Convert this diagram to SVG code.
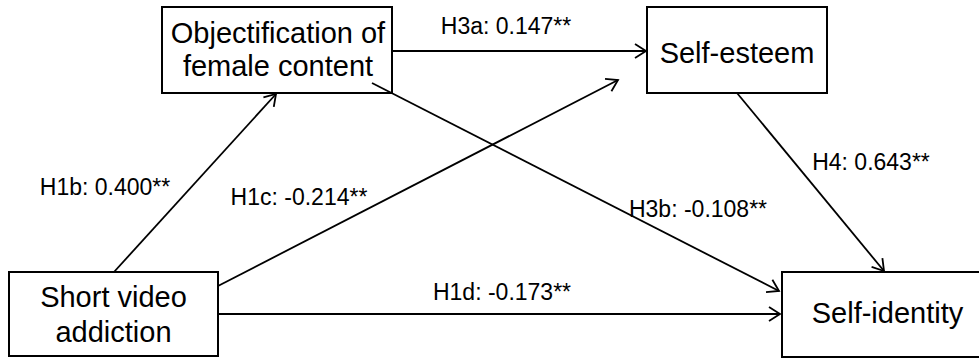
<svg xmlns="http://www.w3.org/2000/svg" width="979" height="358" viewBox="0 0 979 358">
  <style>
    .box { fill: #ffffff; stroke: #000000; stroke-width: 2; }
    .node-text { font-family: "Liberation Sans", Arial, sans-serif; font-size: 29px; fill: #000000; text-anchor: middle; }
    .edge { fill: none; stroke: #000000; stroke-width: 1.8; marker-end: url(#arrow); }
    .label { font-family: "Liberation Sans", Arial, sans-serif; font-size: 23px; fill: #000000; text-anchor: middle; }
  </style>
  <defs>
    <marker id="arrow" markerUnits="userSpaceOnUse" markerWidth="16" markerHeight="18" viewBox="-13 -9 16 18" refX="0" refY="0" orient="auto">
      <path d="M-11,-7 L0,0 L-11,7" fill="none" stroke="#000000" stroke-width="1.8" stroke-linejoin="miter"/>
    </marker>
  </defs>
  <rect width="979" height="358" fill="#ffffff"/>

  <g id="node-objectification">
    <rect class="box" x="162" y="7" width="230" height="86"/>
    <text class="node-text" x="278" y="43">Objectification of</text>
    <text class="node-text" x="278" y="76">female content</text>
  </g>

  <g id="node-self-esteem">
    <rect class="box" x="647" y="7" width="180" height="86"/>
    <text class="node-text" x="737" y="63">Self-esteem</text>
  </g>

  <g id="node-short-video">
    <rect class="box" x="9" y="272" width="209" height="84"/>
    <text class="node-text" x="113.5" y="307">Short video</text>
    <text class="node-text" x="113.5" y="342">addiction</text>
  </g>

  <g id="node-self-identity">
    <rect class="box" x="782" y="272" width="212" height="85"/>
    <text class="node-text" x="887.5" y="323">Self-identity</text>
  </g>

  <g id="connectors">
    <line class="edge" x1="114" y1="272" x2="276" y2="94"/>
    <line class="edge" x1="218" y1="286" x2="618" y2="80"/>
    <line class="edge" x1="218" y1="314" x2="780" y2="314"/>
    <line class="edge" x1="392" y1="51" x2="646" y2="51"/>
    <line class="edge" x1="372" y1="83" x2="779" y2="291"/>
    <line class="edge" x1="737" y1="93" x2="884" y2="271"/>
  </g>

  <g id="labels">
    <text class="label" x="506" y="34">H3a: 0.147**</text>
    <text class="label" x="105" y="195">H1b: 0.400**</text>
    <text class="label" x="299" y="205">H1c: -0.214**</text>
    <text class="label" x="698" y="217">H3b: -0.108**</text>
    <text class="label" x="871" y="170">H4: 0.643**</text>
    <text class="label" x="502" y="300">H1d: -0.173**</text>
  </g>
</svg>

### [Short task]
Without the images, write out each line of the data verbatim.

### [The answer]
Convert this diagram to SVG code.
<svg xmlns="http://www.w3.org/2000/svg" width="979" height="358" viewBox="0 0 979 358">
  <style>
    .box { fill: #ffffff; stroke: #000000; stroke-width: 2; }
    .node-text { font-family: "Liberation Sans", Arial, sans-serif; font-size: 29px; fill: #000000; text-anchor: middle; }
    .edge { fill: none; stroke: #000000; stroke-width: 1.8; marker-end: url(#arrow); }
    .label { font-family: "Liberation Sans", Arial, sans-serif; font-size: 23px; fill: #000000; text-anchor: middle; }
  </style>
  <defs>
    <marker id="arrow" markerUnits="userSpaceOnUse" markerWidth="16" markerHeight="18" viewBox="-13 -9 16 18" refX="0" refY="0" orient="auto">
      <path d="M-11,-7 L0,0 L-11,7" fill="none" stroke="#000000" stroke-width="1.8" stroke-linejoin="miter"/>
    </marker>
  </defs>
  <rect width="979" height="358" fill="#ffffff"/>

  <g id="node-objectification">
    <rect class="box" x="162" y="7" width="230" height="86"/>
    <text class="node-text" x="278" y="43">Objectification of</text>
    <text class="node-text" x="278" y="76">female content</text>
  </g>

  <g id="node-self-esteem">
    <rect class="box" x="647" y="7" width="180" height="86"/>
    <text class="node-text" x="737" y="63">Self-esteem</text>
  </g>

  <g id="node-short-video">
    <rect class="box" x="9" y="272" width="209" height="84"/>
    <text class="node-text" x="113.5" y="307">Short video</text>
    <text class="node-text" x="113.5" y="342">addiction</text>
  </g>

  <g id="node-self-identity">
    <rect class="box" x="782" y="272" width="212" height="85"/>
    <text class="node-text" x="887.5" y="323">Self-identity</text>
  </g>

  <g id="connectors">
    <line class="edge" x1="114" y1="272" x2="276" y2="94"/>
    <line class="edge" x1="218" y1="286" x2="618" y2="80"/>
    <line class="edge" x1="218" y1="314" x2="780" y2="314"/>
    <line class="edge" x1="392" y1="51" x2="646" y2="51"/>
    <line class="edge" x1="372" y1="83" x2="779" y2="291"/>
    <line class="edge" x1="737" y1="93" x2="884" y2="271"/>
  </g>

  <g id="labels">
    <text class="label" x="506" y="34">H3a: 0.147**</text>
    <text class="label" x="105" y="195">H1b: 0.400**</text>
    <text class="label" x="299" y="205">H1c: -0.214**</text>
    <text class="label" x="698" y="217">H3b: -0.108**</text>
    <text class="label" x="871" y="170">H4: 0.643**</text>
    <text class="label" x="502" y="300">H1d: -0.173**</text>
  </g>
</svg>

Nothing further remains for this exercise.